On Wed, 7 Jan 2015, Stanislav Malyshev wrote:

> > There is currently no way to install an extension and a PHP library 
> > package at the same time. "pecl" can't install PHP libraries, and
> 
> Why it needs to be "at the same time"? I don't see any use case where 
> it would matter if you run one command or two commands to install it.

Well, I do. And it's not *just* installing two packages. It is also 
adding extra lines to every script to load code that your extension 
*depends* on. I would pick an "pecl install" over a "pecl install this", 
"composer install that", "add a few lines to a script" as an 
installation method anytime.

> > "composer" can't install extensions. And even if it did, keeping the 
> > versions in sync is not easy at all. Only way to solve this properly 
> > is
> 
> It seems to me you're reinventing packaging systems.
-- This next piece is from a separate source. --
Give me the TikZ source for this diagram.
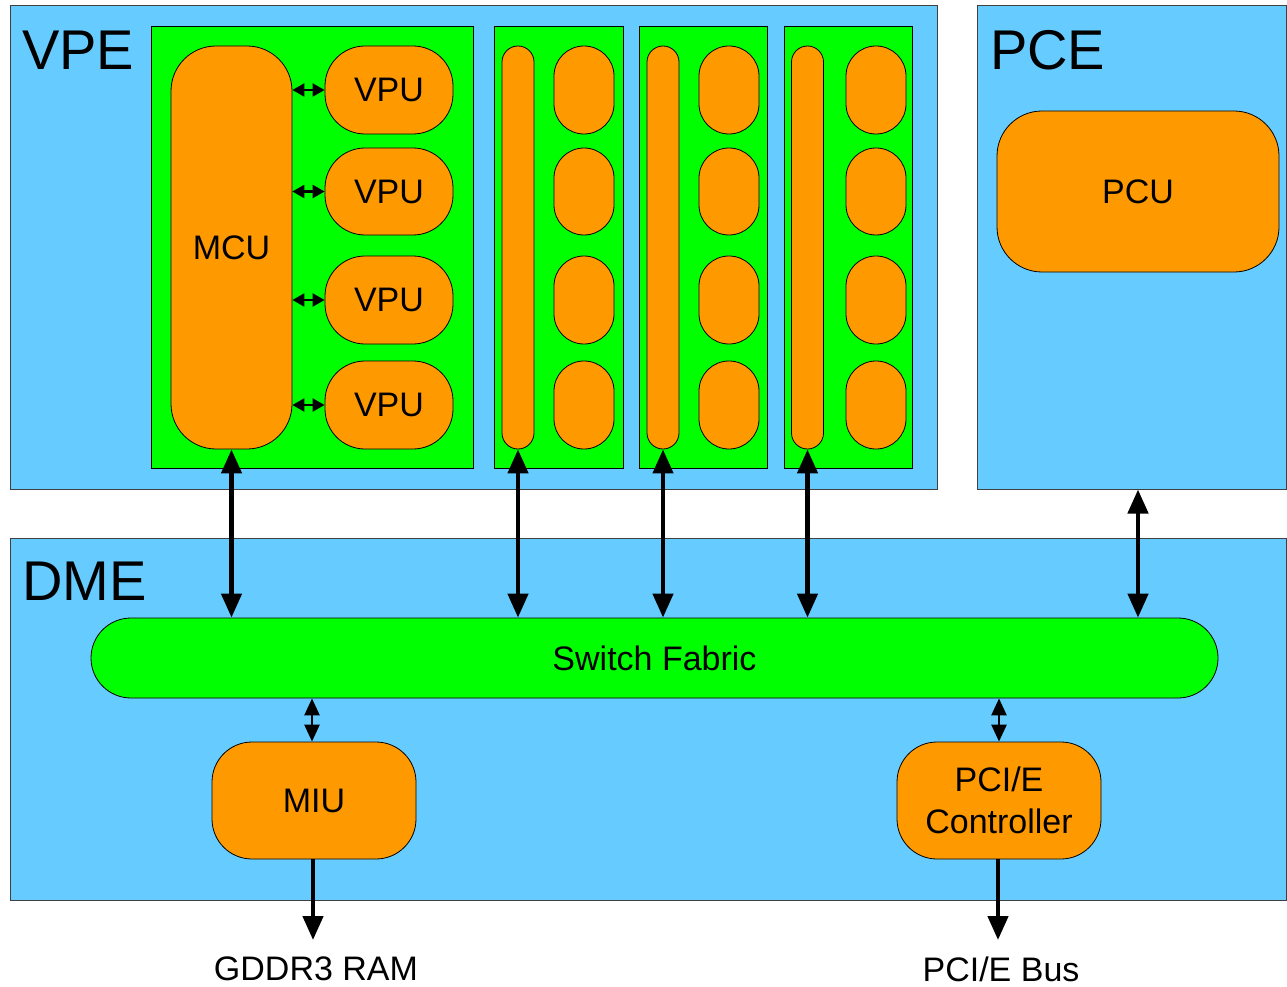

I want to solve the issue where I have a PHP library that is tied to C 
code, without having to deal with random tools and depencies for no 
reason. PHP packaging systems don't do that.

> I don't see why we should invent our own and why our own should take 
> form of putting PHP code into compiled binaries (yet less why suddenly 
> it is the "only way"). Many languages have extension systems and 
> packages that involve binaries - Perl, Python, Ruby, etc. AFAIK none 
> of them puts source code into binaries.

Most of those languages don't depend as heavily on parts written in C 
though. They will only break out to C for specific reasons. PHP 
extensions are the other way around. It's almost always C, but some opt 
to also use some PHP to make developement faster.